A Mailslot is a one-way interprocess communication mechanism, available on the Microsoft Windows operating system, that allows communication between processes both locally and over a network. The use of Mailslots is generally simpler than named pipes or sockets when a relatively small number of relatively short messages are expected to be transmitted, such as for example infrequent state-change messages, or as part of a peer-discovery protocol. The Mailslot mechanism allows for short message broadcasts ("datagrams") to all listening computers across a given network domain.
Mailslots function as a server-client interface. A server can create a Mailslot, and a client can write to it by name. Only the server can read the mailslot, as such mailslots represent a one-way communication mechanism. A server-client interface could consist of two processes communicating locally or across a network. Mailslots operate over the RPC protocol and work across all computers in the same network domain. Mailslots offer no confirmation that a message has been received. Mailslots are generally a good choice when one client process must broadcast a message to multiple server processes.

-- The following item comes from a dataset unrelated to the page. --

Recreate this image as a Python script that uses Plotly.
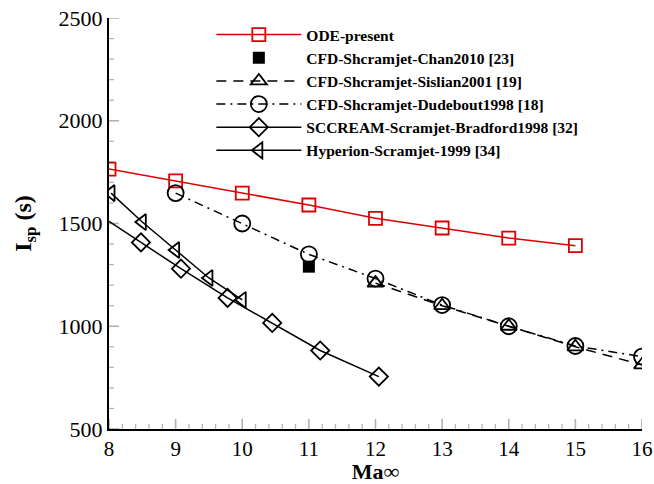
import plotly.graph_objects as go

ode_x = [8, 9, 10, 11, 12, 13, 14, 15]
ode_y = [1765, 1707, 1648, 1590, 1525, 1478, 1429, 1392]

chan_x = [11]
chan_y = [1290]

sis_x = [12, 13, 14, 15, 16]
sis_y = [1210, 1100, 1000, 900, 812]

dud_x = [9, 10, 11, 12, 13, 14, 15, 16]
dud_y = [1648, 1500, 1350, 1232, 1103, 1000, 904, 852]

brad_x = [8.0, 8.48, 9.08, 9.78, 10.45, 11.17, 12.05]
brad_y = [1510, 1408, 1280, 1138, 1016, 882, 755]

hyp_x = [8.03, 8.5, 9.0, 9.5, 10.0]
hyp_y = [1648, 1507, 1371, 1235, 1128]

x_range = [8, 16]
y_range = [500, 2500]
x_major = list(range(8, 17))
y_major = [500, 1000, 1500, 2000, 2500]
x_minor = [8 + 0.2 * i for i in range(41) if i % 5 != 0]
y_minor = [500 + 100 * i for i in range(21) if i % 5 != 0]

W, H = 654, 484
ML, MR, MT, MB = 109, 12, 18, 55
PW, PH = W - ML - MR, H - MT - MB

fig = go.Figure()
fig.add_trace(go.Scatter(x=ode_x, y=ode_y, name="ODE-present", mode="lines+markers",
    line=dict(color="#dd0000", width=1.5),
    marker=dict(symbol="square-open", size=13, color="#dd0000", line=dict(width=1.8, color="#dd0000"))))
fig.add_trace(go.Scatter(x=chan_x, y=chan_y, name="CFD-Shcramjet-Chan2010 [23]", mode="markers",
    marker=dict(symbol="square", size=12, color="black", line=dict(width=0))))
fig.add_trace(go.Scatter(x=sis_x, y=sis_y, name="CFD-Shcramjet-Sislian2001 [19]", mode="lines+markers",
    line=dict(color="black", width=1.5, dash="10px,7px"),
    marker=dict(symbol="triangle-up-open", size=14, color="black", line=dict(width=1.8, color="black"))))
fig.add_trace(go.Scatter(x=dud_x, y=dud_y, name="CFD-Shcramjet-Dudebout1998 [18]", mode="lines+markers",
    line=dict(color="black", width=1.5, dash="9px,5px,2px,5px"),
    marker=dict(symbol="circle-open", size=16, color="black", line=dict(width=1.8, color="black"))))
# first segment of the Bradford curve (no symbol at its first point)
fig.add_trace(go.Scatter(x=brad_x[:2], y=brad_y[:2], mode="lines", showlegend=False, hoverinfo="skip",
    line=dict(color="black", width=1.5)))
fig.add_trace(go.Scatter(x=brad_x[1:], y=brad_y[1:], name="SCCREAM-Scramjet-Bradford1998 [32]", mode="lines+markers",
    line=dict(color="black", width=1.5),
    marker=dict(symbol="diamond-open", size=14, color="black", opacity=1, line=dict(width=1.8, color="black"))))
fig.add_trace(go.Scatter(x=hyp_x, y=hyp_y, name="Hyperion-Scramjet-1999 [34]", mode="lines+markers",
    line=dict(color="black", width=1.5),
    marker=dict(symbol="triangle-left-open", size=14, color="black", line=dict(width=1.8, color="black"))))

# inward tick marks, placed on the axes' own data scale
shapes = []
for v in x_major:
    shapes.append(dict(type="line", xref="x", yref="paper", x0=v, x1=v, y0=0, y1=10 / PH,
                       line=dict(color="black", width=1.6), layer="above"))
for v in x_minor:
    shapes.append(dict(type="line", xref="x", yref="paper", x0=v, x1=v, y0=0, y1=5 / PH,
                       line=dict(color="black", width=1.2), layer="above"))
for v in y_major:
    shapes.append(dict(type="line", xref="paper", yref="y", x0=0, x1=10 / PW, y0=v, y1=v,
                       line=dict(color="black", width=1.6), layer="above"))
for v in y_minor:
    shapes.append(dict(type="line", xref="paper", yref="y", x0=0, x1=5 / PW, y0=v, y1=v,
                       line=dict(color="black", width=1.2), layer="above"))

fig.update_layout(
    template="simple_white",
    width=W, height=H,
    margin=dict(l=ML, r=MR, t=MT, b=MB),
    paper_bgcolor="white", plot_bgcolor="white",
    font=dict(family="Liberation Serif", size=21, color="black"),
    showlegend=True,
    legend=dict(x=0.192, y=1.0, xanchor="left", yanchor="top",
                font=dict(family="Liberation Serif", size=15.5, color="black", weight="bold"),
                bgcolor="rgba(0,0,0,0)", itemwidth=85, tracegroupgap=0),
    shapes=shapes,
)
fig.update_xaxes(range=x_range, tickmode="array", tickvals=x_major, showgrid=False, zeroline=False,
    automargin=False, showline=True, linecolor="black", linewidth=2, ticks="",
    title=dict(text="<b>Ma∞</b>", font=dict(size=22), standoff=4), tickfont=dict(size=21))
fig.update_yaxes(range=y_range, tickmode="array", tickvals=y_major, showgrid=False, zeroline=False,
    automargin=False, showline=True, linecolor="black", linewidth=2, ticks="",
    title=dict(text="<b>I<sub>sp</sub> (s)</b>", font=dict(size=24), standoff=20), tickfont=dict(size=22))

fig.write_html("out.html")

The most widely known implementation of the Mailslot IPC mechanism is the Windows Messenger service that is part of the Windows NT-line of products, including Windows XP. The Messenger Service, not to be confused with the MSN Messenger internet chat service, is essentially a Mailslot server that waits for a message to arrive. When a message arrives it is displayed in a popup onscreen. The
NET SEND command is therefore a type of Mailslot client, because it writes to specified mailslots on a network.